The consumer price index (CPI), a main gauge for inflation, grew a mild 2.2 percent from a year earlier in the first quarter. "But food prices, a major element of CPI, are braced for a run-up in the upcoming months due to buoyant demands and the drought in south China," said Guo Tianyong.

Meanwhile, the producer price index (PPI) has grown much faster. The PPI, a barometer for inflation at the wholesale level, rose 5.2 percent year on year in the first quarter of 2010. It will only take three to six months for the fast-growing PPI to ripple through consumer prices, so the policymakers need to take preemptive measures against inflationary risks, Guo said.

Dampening the property market

The ratio hike will also give a heavy blow to the white-hot property market.

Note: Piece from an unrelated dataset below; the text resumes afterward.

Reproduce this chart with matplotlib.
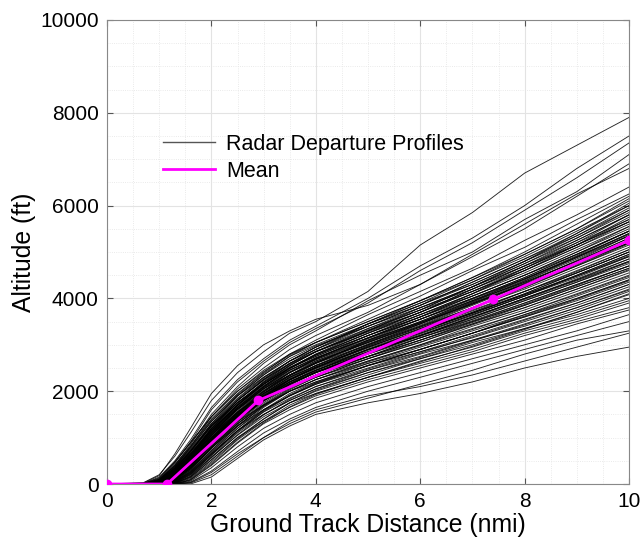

National Bureau of Statistics' data show house prices in 70 large and medium-sized cities surged a record 11.7 percent in March.

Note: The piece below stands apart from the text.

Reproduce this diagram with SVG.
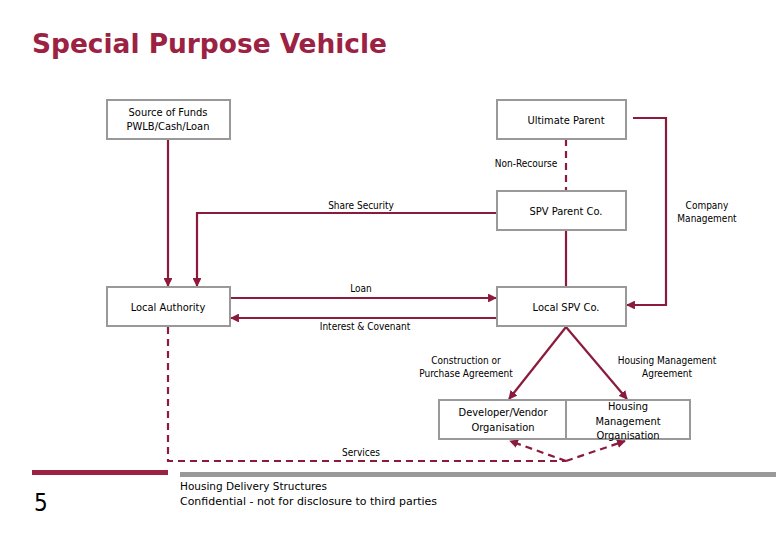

The past few weeks have seen the government take every measure possible to squeeze speculators out of the market. Among the most overwhelming policies were tighter mortgage rules, higher requirements for down payments and a stringent clampdown on financing for property developers. The avalanche of new policies is yielding results. The sales volume in April fell as buyers held off on purchasing houses in anticipation of price declines.

By striking the banks' ability to lend, the spike in required bank reserves will further drain life from the property fever, said Chen Guoqiang, Director of the Research Institute of the Real Estate Industry at Peking University.

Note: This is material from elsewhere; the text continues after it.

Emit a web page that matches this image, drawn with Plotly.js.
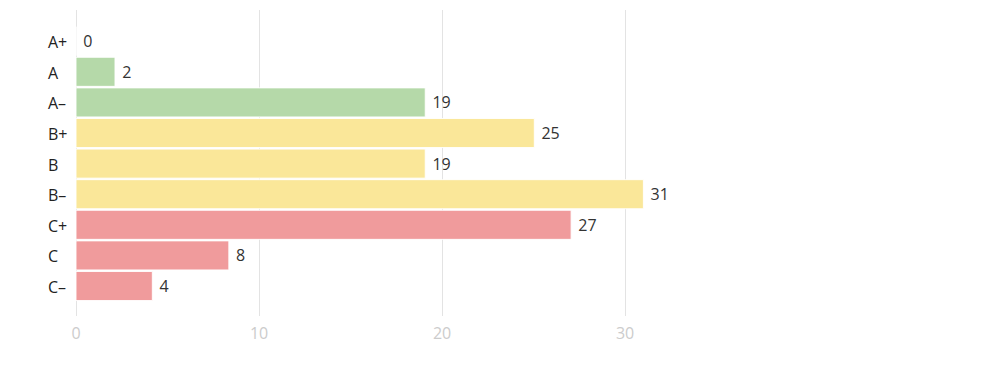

The psychological impact on homebuyers, in particular, will be overwhelming, and expectations for price declines will take hold, said Chen. In the wake of a government clampdown on the real estate sector, most property developers have held onto peak prices or delayed sales of new houses, with a close watch over market situations. But the ratio hike will only prompt them to take actions to lure buyers either by lowering prices or stepping up promotional offers, added Chen.

Zhao Xijun agreed. Together with several previous austerity measures, the latest ratio adjustment will leave commercial banks little room for lending to property developers, and force the developers to lower prices, he said.

Interest rate hike?

Ba Shusong, a senior researcher at the Development Research Center of the State Council, said the latest ratio hike shows the central bank has no intention to raise the interest rate in the short term.

The central bank has preferred quantitative measures so far this year like open market operations and reserve requirement ratio adjustments, and is hesitant to move on the interest rate and currency exchange rate, said Ba.

"Policymakers will not take their foot off the accelerator since the woes of many crisis-stricken enterprises still need time to heal," said Lian Ping.

Moreover, an early interest rate hike ahead of Western countries could accelerate hot money inflow and disrupt domestic financial stability, he added.

But some experts consider an interest rate hike necessary.

"China still prefers to fine-tune credit conditions and the property market rather than using blunt instruments that impact the entire economy," said Brian Jackson, a Hong Kong-based strategist at the Royal Bank of Canada, in a recent report. "The danger is that the approach will not be enough to keep these price pressures under control, which would then force policymakers to tighten more aggressively later on."

Li Huiyong, an analyst with the Shanghai-based Shenyin & Wanguo Securities Co. Ltd., said a move from gentle tightening to actual interest rate increases will largely depend on whether inflationary expectations become inflationary realities.

Calming down the overheated economy would eventually require serious monetary tightening measures, such as interest rate hikes, said Li.